Coahuayana: semánticas e institucionalidades del terrorismo

Mediante expresiones como "no me vengan con que la ley es la ley" o su simplona e interesada reducción del derecho a meras formalidades, Andrés Manuel López Obrador buscó construir las bases de su propio decisionismo político. Pretendió eliminar los límites de la racionalidad generada mediante las normas emitidas por legisladores, juzgadores y administradores, para darle cabida a sus personales y mañaneras determinaciones. Lo establecido en las leyes era interpretable por él, lo resuelto por los jueces sujeto a su personalísima revisión, o lo determinado por los órganos constitucionales autónomos, cernido por los humores de la correspondiente mañana.
Independientemente de lo que sus expresiones tengan de anecdóticas o pintorescas, la reiteración de la prédica mermó los ya de por sí ausentes entendimientos y prácticas del derecho en México. Logró profundizar esa vieja idea —no del todo equivocada— sobre el país real y el formal, del derecho como mero instrumento de explotación u otras de igual o semejante carácter. Al final de su sexenio y, por añadidura, a comienzos del periodo de la presidenta Sheinbaum, las normas jurídicas y sus órganos de producción han estado marcados por la vaga noción sobre su inutilidad cuando no, de plano, su mera oposición.
El reductivo juego sobre el derecho se ha desplegado en el ámbito nacional porque en él existe una amplia dominación de Morena y sus aliados. Sin embargo, —y sin que esto implique la apología al intervencionismo—, esos poderosos de hoy no han conseguido instrumentalizar al derecho en el plano de las relaciones internacionales. Al hablarse de extradiciones, destierros, adeudos acuíferos, tasas arancelarias, cuotas migratorias u otras materialidades semejantes, las autoridades mexicanas no pueden hacer uso de las autoasignadas facultades jurídicas de las que cotidianamente echan mano.
Al no controlar a los legisladores de otros países, no pueden imponerles lo que ellos mismos quisieron decir; al no ser los patrones de jueces y administradores, no pueden regañarlos por lo que dijeron o callaron. Tampoco pueden establecer, cuando sí y cuando no, las normas internacionales o las de otros países, constituyen meras formalidades o son ventoleras como las que enfrentó el presidente Juárez.
Es en este contexto dual en el que la presidente Sheinbaum, su Gobierno y el obradorismo, están tratando de determinar si fue o no un acto terrorista la explosión de una camioneta en el municipio de Coahuayana, Michoacán, el 6 de diciembre.
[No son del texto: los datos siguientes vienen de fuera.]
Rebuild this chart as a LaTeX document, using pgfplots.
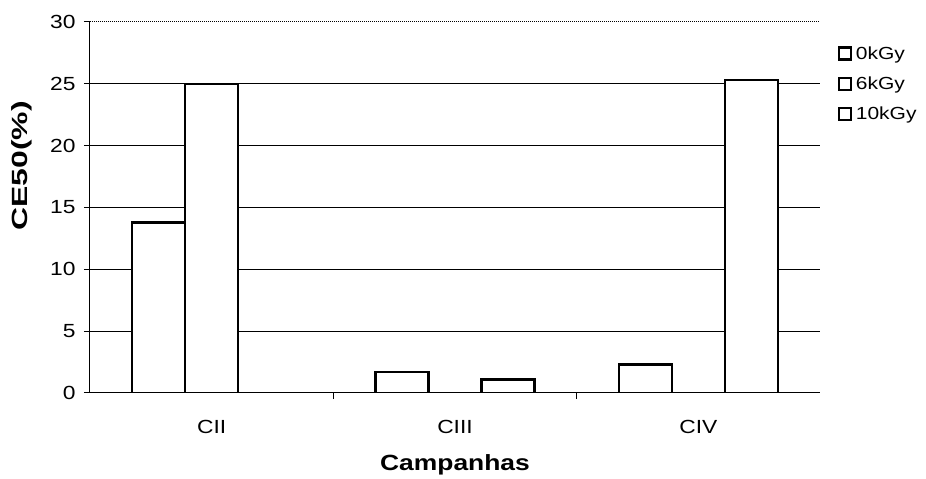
\documentclass[border=0pt]{standalone}
\usepackage{pgfplots}
\pgfplotsset{compat=1.18}
\usepackage{fontspec}
\setmainfont[FakeStretch=1.2]{Liberation Sans}
\newfontfamily\ylabfont[FakeStretch=1.45]{Liberation Sans}
\begin{document}
\begin{tikzpicture}
\begin{axis}[
  scale only axis, width=730pt, height=371pt,
  xmin=-0.5, xmax=2.5, ymin=0, ymax=30,
  axis x line=bottom, axis y line=left,
  axis line style={-, line width=1pt, black},
  tick align=outside,
  major tick length=6pt,
  tick style={black, line width=1pt},
  ytick={0,5,...,25},
  extra y ticks={30},
  extra y tick style={grid style={densely dotted, line width=1pt, black}},
  ymajorgrids,
  grid style={line width=1pt, black},
  xtick={0.5,1.5}, xticklabels={},
  extra x ticks={0,1,2},
  extra x tick labels={CII,CIII,CIV},
  extra x tick style={major tick length=0pt, xticklabel style={yshift=-24pt}},
  /pgf/number format/assume math mode=true,
  tick label style={font=\fontsize{19}{22}\selectfont},
  yticklabel style={xshift=-5pt},
  xlabel={\textbf{Campanhas}},
  ylabel={\ylabfont\bfseries CE50(\%)},
  label style={font=\fontsize{22}{26}\selectfont},
  xlabel style={at={(axis description cs:0.5,-0.194)}, anchor=center},
  ylabel style={at={(axis description cs:-0.093,0.612)}, anchor=center, rotate=0},
  legend style={at={(axis description cs:1.024,0.94)}, anchor=north west,
    draw=none, fill=none, font=\fontsize{17.5}{20}\selectfont, row sep=12pt,
    inner sep=0pt},
  legend cell align=left,
  legend image code/.code={\draw[line width=2.2pt, draw=black, fill=white] (0pt,-6pt) rectangle (12pt,6pt); \path[draw=none, fill=none] (0pt,0pt) rectangle (15pt,0pt);},
]
\addplot[ybar, bar width=0.218, bar shift=-0.218, draw=black, fill=white, line width=2.4pt]
  coordinates {(0,13.8) (1,1.7) (2,2.3)};
\addlegendentry{0kGy}
\addplot[ybar, bar width=0.218, bar shift=0, draw=black, fill=white, line width=2.4pt]
  coordinates {(0,25.0)};
\addlegendentry{6kGy}
\addplot[ybar, bar width=0.218, bar shift=0.218, draw=black, fill=white, line width=2.4pt]
  coordinates {(1,1.1) (2,25.3)};
\addlegendentry{10kGy}
\end{axis}
\path (current axis.south west) ++(-90pt,-84pt) rectangle ++(926pt,477pt);
\end{tikzpicture}
\end{document}
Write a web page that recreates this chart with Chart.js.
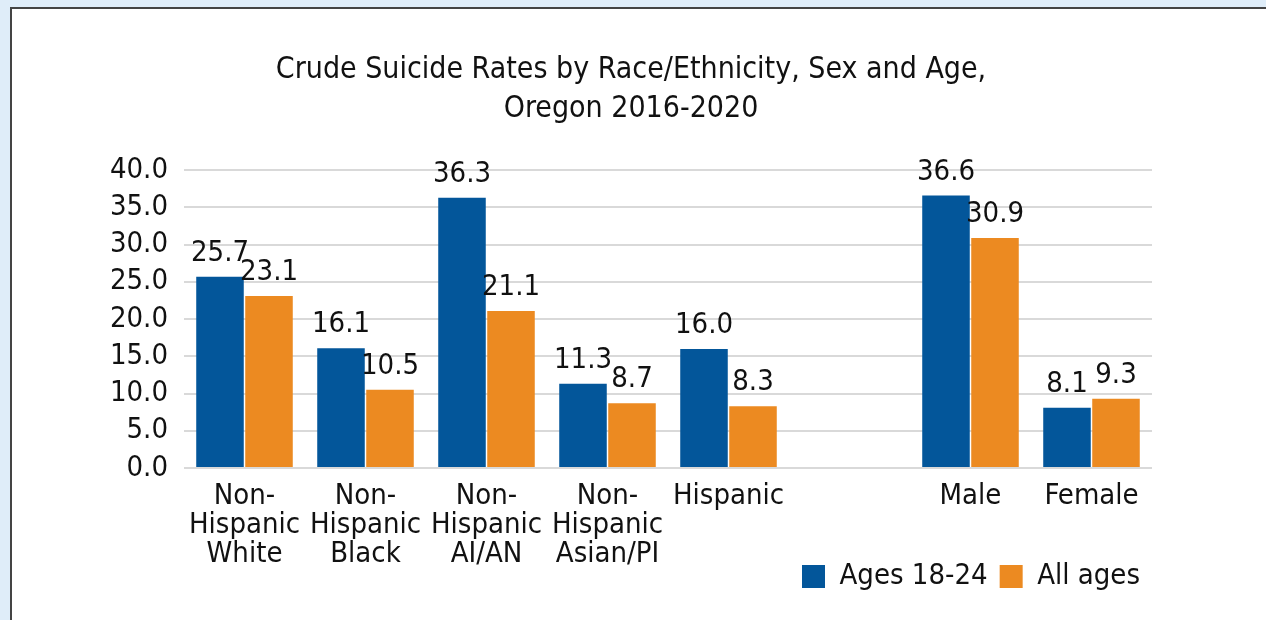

Para las autoridades formales e informales de México —y su control de ciertas narrativas— ese hecho forma parte de los procesos de expansión que llevan a cabo los cárteles mexicanos para ampliar su presencia territorial. Desde su óptica, la explosión y, sobre todo, su intencionalidad, se reducen a una cuestión entre particulares. A la disputa por mercados a partir del control de territorios por bandas rivales. A un acontecer en el que no hay presencia de las autoridades estatales. A un asunto "entre ellos". A un relato semejante al utilizado durante varios sexenios para considerar que la creciente muerte de jóvenes se debía a las disputas propias de organizaciones de afiliación y permanencia voluntaria. A un esfuerzo por "privatizar" las muertes y todos los elementos que las rodean.
El intento de las actuales autoridades de seguridad pública de definir la explosión de Coahuayana como parte del proceso de expansión de los cárteles, tiene como objetivo privatizar, también, ese terrible hecho. Asignarle, de nuevo, el carácter de un asunto entre bandas u organizaciones al que el Estado prácticamente sería ajeno, tal vez por considerar que al tratarse de delincuentes existe una disponibilidad o un abandono sobre los participantes. Un ámbito que, por ser delincuencial, no atañe a un Estado que únicamente tiene que ocuparse de defender aquella parte de la población que no se encuentre involucrada en tales ilícitos quehaceres.